▶ _SHORT EXERCISE_:
Work out how many lines in the data hold the word "matplotlib", and reply with that number only.
►
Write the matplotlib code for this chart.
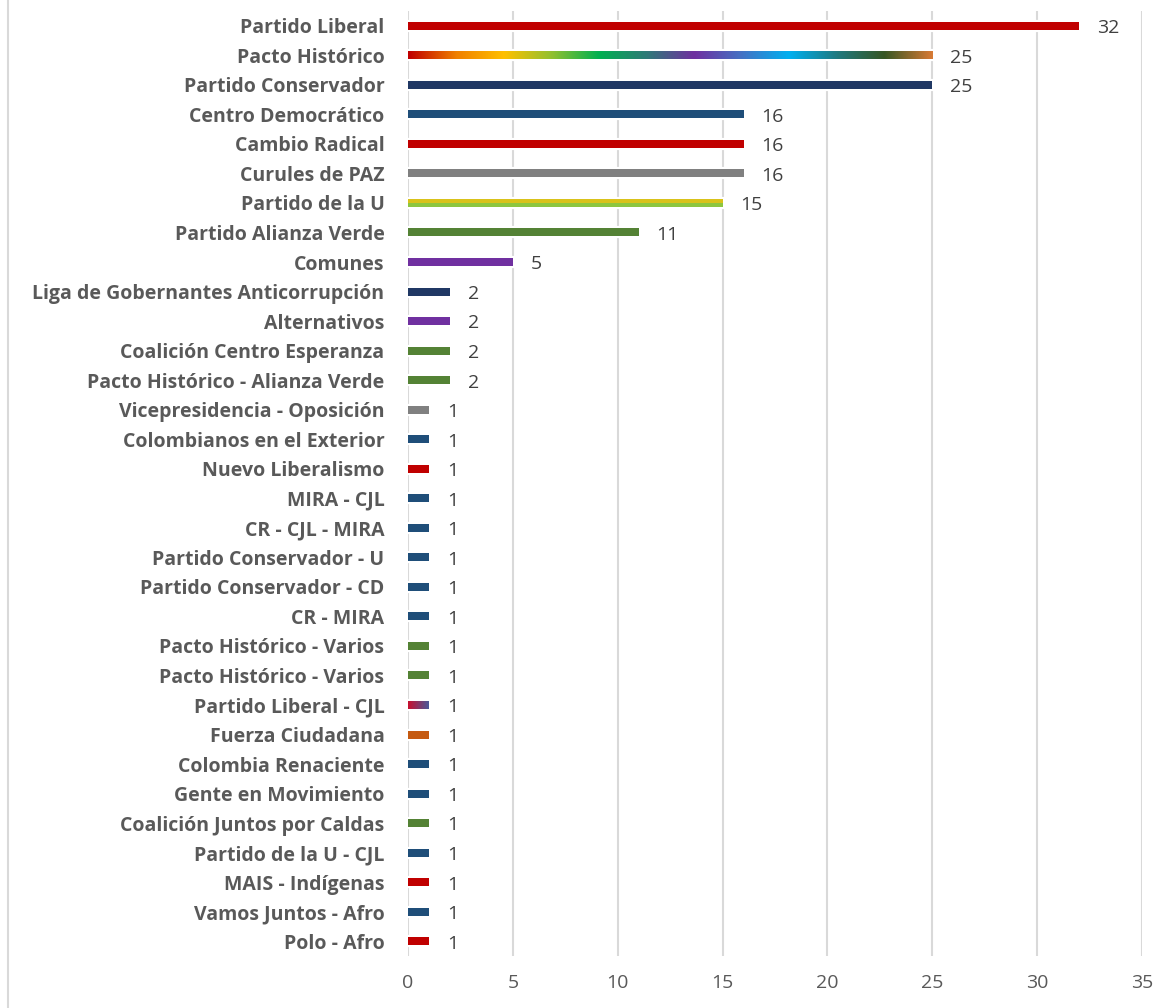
import numpy as np
import matplotlib.pyplot as plt
from matplotlib.colors import LinearSegmentedColormap
from matplotlib.lines import Line2D

plt.rcParams['font.family'] = ['Open Sans', 'DejaVu Sans']

# Data
parties = ['Partido Liberal', 'Pacto Histórico', 'Partido Conservador', 'Centro Democrático',
           'Cambio Radical', 'Curules de PAZ', 'Partido de la U', 'Partido Alianza Verde',
           'Comunes', 'Liga de Gobernantes Anticorrupción', 'Alternativos',
           'Coalición Centro Esperanza', 'Pacto Histórico - Alianza Verde',
           'Vicepresidencia - Oposición', 'Colombianos en el Exterior', 'Nuevo Liberalismo',
           'MIRA - CJL', 'CR - CJL - MIRA', 'Partido Conservador - U', 'Partido Conservador - CD',
           'CR - MIRA', 'Pacto Histórico - Varios', 'Pacto Histórico - Varios',
           'Partido Liberal - CJL', 'Fuerza Ciudadana', 'Colombia Renaciente',
           'Gente en Movimiento', 'Coalición Juntos por Caldas', 'Partido de la U - CJL',
           'MAIS - Indígenas', 'Vamos Juntos - Afro', 'Polo - Afro']
seats = [32, 25, 25, 16, 16, 16, 15, 11, 5, 2, 2, 2, 2, 1, 1, 1, 1, 1, 1, 1, 1, 1, 1,
         1, 1, 1, 1, 1, 1, 1, 1, 1]

RED, NAVY, BLUE, GREY = '#C00000', '#203864', '#1F4E79', '#808080'
GREEN, PURPLE, ORANGE = '#548235', '#7030A0', '#C55A11'
colors = [RED, None, NAVY, BLUE, RED, GREY, None, GREEN, PURPLE, NAVY, PURPLE, GREEN, GREEN,
          GREY, BLUE, RED, BLUE, BLUE, BLUE, BLUE, BLUE, GREEN, GREEN, None, ORANGE, BLUE,
          BLUE, GREEN, BLUE, RED, BLUE, RED]

# gradient fills for the multi-colour bars
gradients = {
    1: ('h', ['#C00000', '#F08000', '#FFC000', '#92C030', '#00B050', '#2E7A78', '#7030A0',
              '#4472C4', '#00B0F0', '#1F7A80', '#375623', '#D67A35']),
    6: ('v', ['#8DC63F', '#D9C21A']),
    23: ('h', ['#C8102E', '#4A5A9A']),
}

fig = plt.figure(figsize=(11.74, 10.08), dpi=100)
ax = fig.add_axes([408 / 1174, 52 / 1008, 734 / 1174, 945 / 1008])

y = np.arange(len(parties))
h = 0.27

# white halo behind bars (interrupts gridlines like the original)
ax.barh(y, seats, height=h, color='white', edgecolor='white', linewidth=3, zorder=2)
bars = ax.barh(y, seats, height=h, color=[c if c else 'none' for c in colors],
               edgecolor='none', zorder=3)

for i, (kind, cols) in gradients.items():
    cmap = LinearSegmentedColormap.from_list('g%d' % i, cols)
    if kind == 'h':
        img = np.linspace(0, 1, 256).reshape(1, -1)
        interp = 'bilinear'
    else:
        img = np.array([1.0, 1.0, 0.0, 0.0]).reshape(-1, 1)  # yellow top, green bottom
        interp = 'nearest'
    im = ax.imshow(img, cmap=cmap, aspect='auto', origin='upper', interpolation=interp,
                   extent=(0, seats[i], i + h / 2, i - h / 2), zorder=3)
    im.set_clip_path(bars[i])

for yi, v in zip(y, seats):
    ax.text(v + 0.85, yi + 0.08, str(v), va='center', ha='left', fontsize=14,
            color='#404040', zorder=4)

ax.set_xlim(0, 35)
ax.set_ylim(len(parties) - 0.5, -0.5)
ax.set_xticks(range(0, 36, 5))
ax.set_yticks(y)
ax.set_yticklabels(parties, fontsize=14, fontweight='bold', color='#595959')
ax.tick_params(axis='y', length=0, pad=17)
ax.tick_params(axis='x', length=0, pad=13, labelsize=14, labelcolor='#595959')
ax.grid(axis='x', color='#D9D9D9', linewidth=1.5)
ax.set_axisbelow(True)
for s in ax.spines.values():
    s.set_visible(False)

fig.add_artist(Line2D([8 / 1174, 8 / 1174], [0, 1], color='#D9D9D9', linewidth=1.5,
                      transform=fig.transFigure))

fig.savefig('out.png', dpi=100)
◄
▶ _SOLUTION TO THE PROBLEM_:
4